As Currier residents express frustration over the search process for the House’s new masters, Currier’s resident dean announced Wednesday that he will be stepping down after this year, leaving the three top administrative positions in the House currently unfilled for the 2007-2008 academic year.
Cole M. Crittenden, who has been resident dean since 2005, will leave Currier to take a position as the director of studies at Princeton’s Whitman College, the school’s newly added sixth residential college. His announcement comes as the College scrambles to find replacements for current Masters Patricia O’Brien and Joseph L. Badaracco, who are set to step down in June.
Some students and residents have expressed disappointment and frustration with the search to find new masters. The College has not appointed a formal advisory committee for the search, but students and residential tutors are informally involved in the process.
“We just think that the process was not really taken seriously. Basically, the administration really didn’t care about what students thought,” Omid G. Shahi ’09, co-chair of Currier’s House Committee (HoCo), said. “There wasn’t a whole, year-long search like there should have been for new masters.”
Dean of the College Benedict H. Gross ’71 said that time constraints have prevented the search process from being more inclusive of students. O’Brien and Badaracco, citing “personal and professional” reasons, announced their decision to leave Currier in February, leaving the College only a few months to find replacements. Gross said that a full, year-long search may take place if interim masters are chosen.
“We may end up making an acting appointment, and doing a full search, with plenty of time and House input, next year,” he wrote in an e-mailed statement.
The College expects to announce new masters in early- to mid-June, according to Associate Dean for Residential Life Suzy M. Nelson, who also noted the possibility of appointing interim replacements.
Other members of the House community echoed Shahi’s concern over the lack of student input. Residential tutor Christopher C. Kim ’98 noted the change in student involvement between this year’s process and the search for new House masters at Winthrop, Currier, and Cabot that took place in 2003. During that search, each House formed advisory committees made up of resident tutors, students, and Senior Common Room members.
“It seemed like the Dean [of the College] then was a lot more organized and a lot more forthcoming with the students about getting their input about what they were looking for in a House master,” Kim said.
Acting Quincy House Masters Lee and Deborah J. Gehrke were considered for the Currier position but they ultimately decided to turn it down, Gross said in an April interview. In an e-mail yesterday, however, he wrote that the Gehrkes may consider being acting House masters for another year but “were not yet ready to sign on as Masters of any House.”
Lee Gehrke was not available for comment yesterday.
Meanwhile, talk about prospective masters has begun to fly around Currier.
“There’s definitely talk. The students are very concerned. Especially now that Cole [Crittenden] is leaving. He was kind of like the last bastion of the Joe and Pat administration,” Martel said.
Martel said Crittenden’s presence would be missed.

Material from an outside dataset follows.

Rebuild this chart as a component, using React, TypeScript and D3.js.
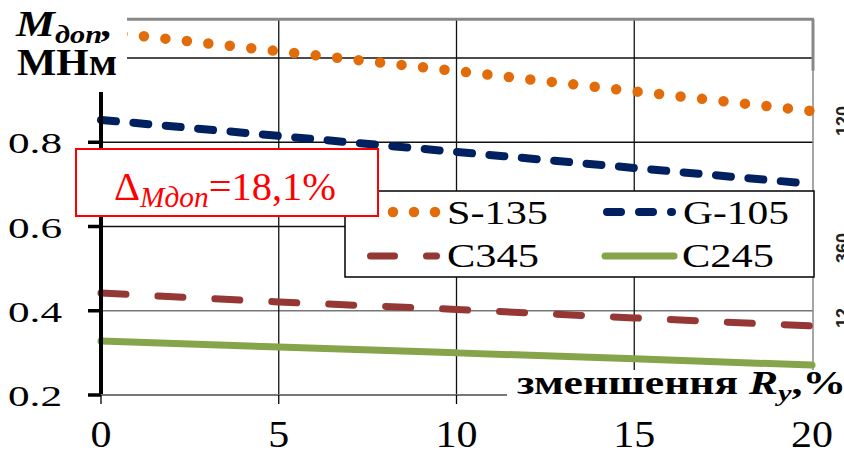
import React, { useEffect, useRef } from 'react';
import * as d3 from 'd3';

// зменшення Ry, %
const reduction = [0, 5, 10, 15, 20];
// M доп, МНм
const s135 = [1.063, 1.016, 0.969, 0.921, 0.874];
const g105 = [0.853, 0.815, 0.777, 0.739, 0.701];
const c345 = [0.442, 0.421, 0.403, 0.383, 0.364];
const c245 = [0.328, 0.314, 0.3, 0.286, 0.271];

const yTickValues = [0.2, 0.4, 0.6, 0.8];
const xTickValues = [0, 5, 10, 15, 20];
const yGridValues = [0.4, 0.6, 0.8, 1.0];
const xGridValues = [5, 10, 15];
const seriesNames = ['S-135', 'G-105', 'C345', 'C245'];
const edgeLabels = ['120', '360', '12'];

const SERIF = '"Liberation Serif", "Times New Roman", serif';

const styles = [
  { color: '#E36C0A', width: 10.5, dash: '0 21.6' },
  { color: '#002060', width: 8, dash: '15 17.5' },
  { color: '#953735', width: 7, dash: '25 32' },
  { color: '#86A44A', width: 7, dash: null as string | null },
];

export default function App() {
  const ref = useRef<SVGSVGElement>(null);

  useEffect(() => {
    const W = 844;
    const H = 454;
    const svg = d3.select(ref.current).attr('width', W).attr('height', H);
    svg.selectAll('*').remove();

    const x = d3.scaleLinear().domain([0, 20]).range([101, 812]);
    const y = d3.scaleLinear().domain([0.2, 1.0]).range([395, 58]);
    const top = y(1.092);
    const right = x(20) + 1;

    svg.append('rect').attr('width', W).attr('height', H).attr('fill', '#fff');

    // сітка
    svg.selectAll('.gy').data(yGridValues).enter().append('line')
      .attr('x1', x(0)).attr('x2', right)
      .attr('y1', (d) => y(d)).attr('y2', (d) => y(d))
      .attr('stroke', (d) => (d === 0.4 ? '#777' : '#111'))
      .attr('stroke-width', 1.3);
    svg.selectAll('.gx').data(xGridValues).enter().append('line')
      .attr('x1', (d) => x(d)).attr('x2', (d) => x(d))
      .attr('y1', top).attr('y2', y(0.2))
      .attr('stroke', '#111').attr('stroke-width', 1.3);

    // рамка
    svg.append('line').attr('x1', x(0)).attr('x2', right + 1).attr('y1', top).attr('y2', top)
      .attr('stroke', '#888').attr('stroke-width', 3);
    svg.append('line').attr('x1', right).attr('x2', right).attr('y1', top).attr('y2', y(0.2))
      .attr('stroke', '#888').attr('stroke-width', 1.5);
    svg.append('line').attr('x1', right).attr('x2', right).attr('y1', top).attr('y2', y(0.97))
      .attr('stroke', '#888').attr('stroke-width', 3);

    const line = d3.line<number>()
      .curve(d3.curveMonotoneX)
      .x((d, i) => x(reduction[i]))
      .y((d) => y(d));

    [s135, g105, c345, c245].forEach((values, i) => {
      const st = styles[i];
      const p = svg.append('path')
        .attr('d', line(values))
        .attr('fill', 'none')
        .attr('stroke', st.color)
        .attr('stroke-width', st.width)
        .attr('stroke-linecap', 'round');
      if (st.dash) p.attr('stroke-dasharray', st.dash);
    });

    // вісь Y
    svg.append('line').attr('x1', x(0)).attr('x2', x(0)).attr('y1', 92).attr('y2', y(0.2) + 1)
      .attr('stroke', '#000').attr('stroke-width', 4);
    svg.selectAll('.ty').data(yTickValues).enter().append('line')
      .attr('x1', x(0) - 13).attr('x2', x(0))
      .attr('y1', (d) => y(d)).attr('y2', (d) => y(d))
      .attr('stroke', '#000').attr('stroke-width', 3.5);
    svg.selectAll('.ly').data(yTickValues).enter().append('text')
      .attr('x', 62).attr('y', (d) => y(d) + 11)
      .attr('text-anchor', 'end')
      .attr('font-family', SERIF).attr('font-size', 30)
      .attr('textLength', 54).attr('lengthAdjust', 'spacingAndGlyphs')
      .text((d) => d.toFixed(1));

    // вісь X
    svg.append('line').attr('x1', x(0)).attr('x2', right).attr('y1', y(0.2)).attr('y2', y(0.2))
      .attr('stroke', '#777').attr('stroke-width', 2);
    svg.selectAll('.tx').data(xTickValues).enter().append('line')
      .attr('x1', (d) => x(d)).attr('x2', (d) => x(d))
      .attr('y1', y(0.2)).attr('y2', y(0.2) + 9)
      .attr('stroke', '#000').attr('stroke-width', 1.3);
    svg.selectAll('.lx').data(xTickValues).enter().append('text')
      .attr('x', (d) => x(d)).attr('y', 447)
      .attr('text-anchor', 'middle')
      .attr('font-family', SERIF).attr('font-size', 37)
      .attr('textLength', (d) => (String(d).length > 1 ? 42 : 21))
      .attr('lengthAdjust', 'spacingAndGlyphs')
      .text((d) => String(d));

    // легенда
    const lg = svg.append('g');
    lg.append('rect').attr('x', 345).attr('y', 191).attr('width', 469).attr('height', 86)
      .attr('fill', '#fff').attr('stroke', '#000').attr('stroke-width', 1.5);
    const legendPos = [
      { sx1: 393, sx2: 436, sy: 212, tx: 447, ty: 224, tw: 101, dash: '0 21' },
      { sx1: 607, sx2: 672, sy: 212, tx: 683, ty: 224, tw: 106, dash: '14 18' },
      { sx1: 370.5, sx2: 436.5, sy: 256, tx: 447, ty: 267, tw: 92, dash: '24 32' },
      { sx1: 605, sx2: 674, sy: 256, tx: 682, ty: 267, tw: 92, dash: null as string | null },
    ];
    seriesNames.forEach((name, i) => {
      const st = styles[i];
      const lp = legendPos[i];
      const l = lg.append('line')
        .attr('x1', lp.sx1).attr('x2', lp.sx2).attr('y1', lp.sy).attr('y2', lp.sy)
        .attr('stroke', st.color).attr('stroke-width', st.width)
        .attr('stroke-linecap', 'round');
      if (lp.dash) l.attr('stroke-dasharray', lp.dash);
      lg.append('text')
        .attr('x', lp.tx).attr('y', lp.ty)
        .attr('font-family', SERIF).attr('font-size', 34)
        .attr('textLength', lp.tw).attr('lengthAdjust', 'spacingAndGlyphs')
        .text(name);
    });

    // Δ
    svg.append('rect').attr('x', 76).attr('y', 149).attr('width', 302).attr('height', 67)
      .attr('fill', '#fff').attr('stroke', '#f00').attr('stroke-width', 2);
    const dt = svg.append('text')
      .attr('x', 114).attr('y', 200)
      .attr('font-family', SERIF).attr('fill', '#f00')
      .attr('textLength', 222).attr('lengthAdjust', 'spacingAndGlyphs');
    dt.append('tspan').attr('font-size', 40).text('Δ');
    dt.append('tspan').attr('font-size', 29).attr('font-style', 'italic').attr('dy', 7).text('Mдоп');
    dt.append('tspan').attr('font-size', 40).attr('dy', -7).text('=18,1%');

    // підпис осі Y
    svg.append('rect').attr('x', 0).attr('y', 0).attr('width', 127).attr('height', 88).attr('fill', '#fff');
    const yt = svg.append('text')
      .attr('x', 16).attr('y', 36)
      .attr('font-family', SERIF).attr('font-weight', 'bold').attr('font-style', 'italic')
      .attr('textLength', 97).attr('lengthAdjust', 'spacingAndGlyphs');
    yt.append('tspan').attr('font-size', 36).text('M');
    yt.append('tspan').attr('font-size', 25).attr('dy', 7).text('доп');
    yt.append('tspan').attr('font-size', 36).attr('dy', -7).text(',');
    svg.append('text')
      .attr('x', 17).attr('y', 75)
      .attr('font-family', SERIF).attr('font-weight', 'bold').attr('font-size', 37)
      .attr('textLength', 100).attr('lengthAdjust', 'spacingAndGlyphs')
      .text('МНм');

    // підпис осі X
    svg.append('rect').attr('x', 507).attr('y', 370).attr('width', W - 507).attr('height', 42).attr('fill', '#fff');
    const xt = svg.append('text')
      .attr('x', 517).attr('y', 394)
      .attr('font-family', SERIF).attr('font-weight', 'bold')
      .attr('textLength', 329).attr('lengthAdjust', 'spacingAndGlyphs');
    xt.append('tspan').attr('font-size', 33).text('зменшення ');
    xt.append('tspan').attr('font-size', 33).attr('font-style', 'italic').text('R');
    xt.append('tspan').attr('font-size', 23).attr('font-style', 'italic').attr('dy', 7).text('y');
    xt.append('tspan').attr('font-size', 33).attr('dy', -7).text(',%');

    // обрізані підписи справа
    const edgeY = [121, 248, 318];
    edgeLabels.forEach((t, i) => {
      svg.append('text')
        .attr('transform', `translate(849,${edgeY[i]}) rotate(-90)`)
        .attr('text-anchor', 'middle')
        .attr('font-family', '"Liberation Sans", Arial, sans-serif')
        .attr('font-size', 18).attr('font-weight', 'bold').attr('fill', '#222')
        .text(t);
    });
  }, []);

  return (
    <div style={{ position: 'fixed', left: 0, top: 0 }}>
      <svg ref={ref} style={{ display: 'block' }} />
    </div>
  );
}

“Cole is a very visible figure in Currier. He’s very much a part of Currier life and part of the Currier spirit,” Frances I. Martel ’09, the treasurer of Currier’s House Committee (HoCo), said. “We’re very concerned about finding someone that can fill that role at least as well as Cole did, which will be very difficult.”
Badaracco and O’Brien did not respond to repeated requests for comment yesterday, and Crittenden’s assistant said he was out of the office and unavailable for comment yesterday.